The Greyfriars Monastery (Swedish: Gråmunkeklostret) on the island of Riddarholmen in Stockholm was a monastery for males of the Franciscan Order, in operation from 1270 until the Swedish Reformation of 1527.

==History==
The monastery was founded upon donation by King Magnus III of Sweden in 1270, and in 1288, he also donated the Skeppsholmen area to the abbey. It was because of the abbey that Riddarholmen has been called Gråbrödraholm (Grey Brother's Islet), Munckholmen (Monk's Islet), and Gråmunkeholm or Gråmunkeholmen (Grey Friar's Islet).

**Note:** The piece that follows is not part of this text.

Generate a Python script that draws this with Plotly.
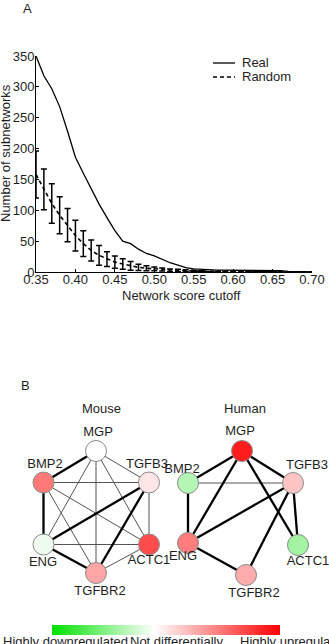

During the 15th-century, the island of Kungsholmen was also called Munklägret (Monk's Camp) because of the activities of the abbey in the area. At the end of the 15th century, it was headed by Kanutus Johannis, who contributed several volumes to its library. After the Siege of Tre Kronor (castle) on 9 May 1502, the defeated Queen, Christina of Saxony, was kept prisoner here by Sten Sture the Elder.

===Dissolution===
In 1527, the abbey was dissolved because of the reformation. The monks were forced to leave the buildings, which were used as a hospital and as a residence for the former nuns of St. Clare's Priory, Stockholm. The hospital was moved to Danviken Hospital in 1551, and the building housed the theological school Collegium Regium Stockholmense in 1576-1593, and the Nicolai Trivial School until 1666.

==Later history==
Riddarholmen Church is what remains of the abbey in our time.

Part of the area south of Riddarholm Church was excavated in 2010. The skeleton of a medieval monk was found buried complete, save for its left leg which was lost during renovations in 1945.